E é na sequência de “uma profunda reflexão”, que comunica a indisponibilidade de fazer parte de uma nova lista de órgãos sociais. Uma decisão que, garante, não depende da decisão do Tribunal da Relação sobre o recurso para reverter a suspensão de funções ordenada pelo juiz.
O ainda presidente executivo da EDP defende a atuação que teve à frente da empresa e a da sua equipa. A “consciência do que fizemos e a realidade dos factos justificam que nos sintamos absolutamente tranquilos no que se refere à resolução deste processo, ainda em fase de investigação”. E destaca o apoio e a clareza dos órgãos sociais da empresa que após análise profunda de todos os temas em investigação “confirmaram a inexistência de qualquer benefício ilegítimo para a companhia”.
Dá ainda nota dos resultados conseguidos pela empresa durante a sua gestão, salientando o cenário de adversidade vivido nos últimos três anos por causa da investigação judicial, mas não apenas.

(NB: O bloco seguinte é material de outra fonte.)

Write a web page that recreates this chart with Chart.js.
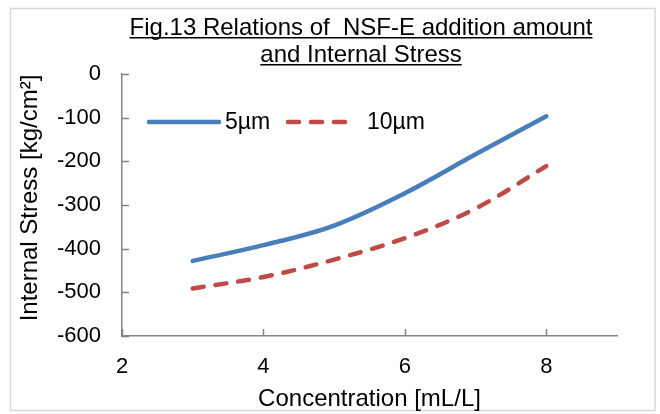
<!DOCTYPE html>
<html lang="en">
<head>
  <meta charset="UTF-8">
  <title>Fig.13</title>
  <script src="https://cdn.jsdelivr.net/npm/chart.js"></script>
  <style>
    html, body { margin: 0; padding: 0; background: #fff; }
    canvas { display: block; }
  </style>
</head>
<body>
  <canvas id="graf" width="660" height="414"></canvas>

  <script>
    /* --- data --- */
    const concentration = [3, 4, 5, 6, 7, 8];
    const stress5um  = [-428, -392, -347, -273, -184, -97];
    const stress10um = [-491, -465, -425, -376, -308, -211];
    const seriesNames = ['5µm', '10µm'];
    const titleLines = ['Fig.13 Relations of  NSF-E addition amount', 'and Internal Stress'];
    const yTitle = 'Internal Stress [kg/cm²]';
    const xTitle = 'Concentration [mL/L]';
    const xRange = [2, 9];      // ticks every 2
    const yRange = [-600, 0];   // ticks every 100

    const FONT = '"Liberation Sans", Arial, sans-serif';
    const AXIS = '#868686';

    /* frame, inner tick marks, underlined title, y title, legend */
    const extras = {
      id: 'extras',
      beforeDraw(chart) {
        const c = chart.ctx;
        c.save();
        c.fillStyle = '#fff';
        c.fillRect(0, 0, chart.width, chart.height);
        c.strokeStyle = '#d9d9d9';
        c.lineWidth = 1.5;
        c.strokeRect(10.5, 8.5, 644.5, 402);
        c.restore();
      },
      afterDraw(chart) {
        const c = chart.ctx, a = chart.chartArea;
        const { x, y } = chart.scales;
        c.save();

        // tick marks drawn inward
        c.strokeStyle = AXIS;
        c.lineWidth = 1.5;
        c.beginPath();
        y.ticks.forEach(t => {
          const py = Math.round(y.getPixelForValue(t.value)) + 0.5;
          c.moveTo(a.left, py); c.lineTo(a.left + 7, py);
        });
        x.ticks.forEach(t => {
          const px = Math.round(x.getPixelForValue(t.value)) + 0.5;
          c.moveTo(px, a.bottom); c.lineTo(px, a.bottom - 7);
        });
        c.stroke();

        // title, underlined
        c.fillStyle = '#000';
        c.font = '24px ' + FONT;
        c.textAlign = 'center';
        c.textBaseline = 'alphabetic';
        const cx = 361;
        [35, 62].forEach((by, i) => {
          const txt = titleLines[i];
          c.fillText(txt, cx, by);
          const w = c.measureText(txt).width;
          c.fillRect(cx - w / 2, by + 2, w, 1.5);
        });

        // y axis title (rotated)
        c.save();
        c.translate(30, 198);
        c.rotate(-Math.PI / 2);
        c.textBaseline = 'middle';
        c.fillText(yTitle, 0, 0);
        c.restore();

        // legend inside the plot
        const ly = 122;
        const items = [
          { x0: 149, x1: 219, tx: 225 },
          { x0: 288, x1: 350, tx: 367 }
        ];
        c.font = '23px ' + FONT;
        c.textAlign = 'left';
        c.textBaseline = 'middle';
        items.forEach((it, i) => {
          const ds = chart.data.datasets[i];
          c.strokeStyle = ds.borderColor;
          c.lineWidth = ds.borderWidth;
          c.lineCap = 'round';
          c.setLineDash(ds.borderDash || []);
          c.beginPath();
          c.moveTo(it.x0, ly); c.lineTo(it.x1, ly);
          c.stroke();
          c.setLineDash([]);
          c.fillText(seriesNames[i], it.tx, ly + 1);
        });

        c.restore();
      }
    };

    new Chart(document.getElementById('graf'), {
      type: 'line',
      data: {
        datasets: [
          {
            label: seriesNames[0],
            data: concentration.map((v, i) => ({ x: v, y: stress5um[i] })),
            borderColor: '#4a7ebb',
            borderWidth: 4.5,
            borderCapStyle: 'round',
            pointRadius: 0,
            tension: 0.35,
            fill: false
          },
          {
            label: seriesNames[1],
            data: concentration.map((v, i) => ({ x: v, y: stress10um[i] })),
            borderColor: '#be4b48',
            borderWidth: 4.5,
            borderDash: [11, 12],
            borderCapStyle: 'round',
            pointRadius: 0,
            tension: 0.35,
            fill: false
          }
        ]
      },
      options: {
        responsive: false,
        animation: false,
        layout: { padding: { top: 74, right: 43, bottom: 0, left: 0 } },
        plugins: {
          legend: { display: false },
          title: { display: false },
          tooltip: { enabled: false }
        },
        scales: {
          x: {
            type: 'linear',
            min: xRange[0],
            max: xRange[1],
            grid: { display: false, drawTicks: false },
            border: { display: true, color: AXIS, width: 1.5 },
            ticks: {
              stepSize: 2,
              includeBounds: false,
              color: '#000',
              padding: 18,
              font: { family: FONT, size: 22 }
            },
            title: {
              display: true,
              text: xTitle,
              color: '#000',
              font: { family: FONT, size: 24 },
              padding: { top: 0, bottom: 0 }
            },
            afterFit: s => { s.height = 78; }
          },
          y: {
            min: yRange[0],
            max: yRange[1],
            grid: { display: false, drawTicks: false },
            border: { display: true, color: AXIS, width: 1.5 },
            ticks: {
              stepSize: 100,
              color: '#000',
              padding: 21,
              font: { family: FONT, size: 22 }
            },
            afterFit: s => { s.width = 122; }
          }
        }
      },
      plugins: [extras]
    });
  </script>
</body>
</html>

A EDP enfrentou várias decisões políticas e regulatórias negativas que tiveram impacto de centenas de milhões de euros em Portugal, braços-de-ferro com o Governo que foram parar a tribunal, uma comissão parlamentar de inquérito às suas ditas “rendas excessivas” e uma oferta pública de aquisição falhada por parte do seu maior acionista, a China Three Gorges.
A missiva endereçada a Luís Amado, presidente do conselho geral e de supervisão, começa por comparar a sua liderança do grupo EDP a uma “viagem extraordinária” da qual recorda alguns pontos altos como passar uma das empresas mundiais líderes na produção de energia renovável e da transição energética, a duplicação da capitalização bolsista e os investimentos realizados. Viagem essa que terá sido interrompida pelo inquérito judicial onde António Mexia e João Manso Neto foram constituídos arguidos logo em 2017, sendo suspeitos de crimes de corrupção ativa ligados às chamadas rendas da EDP.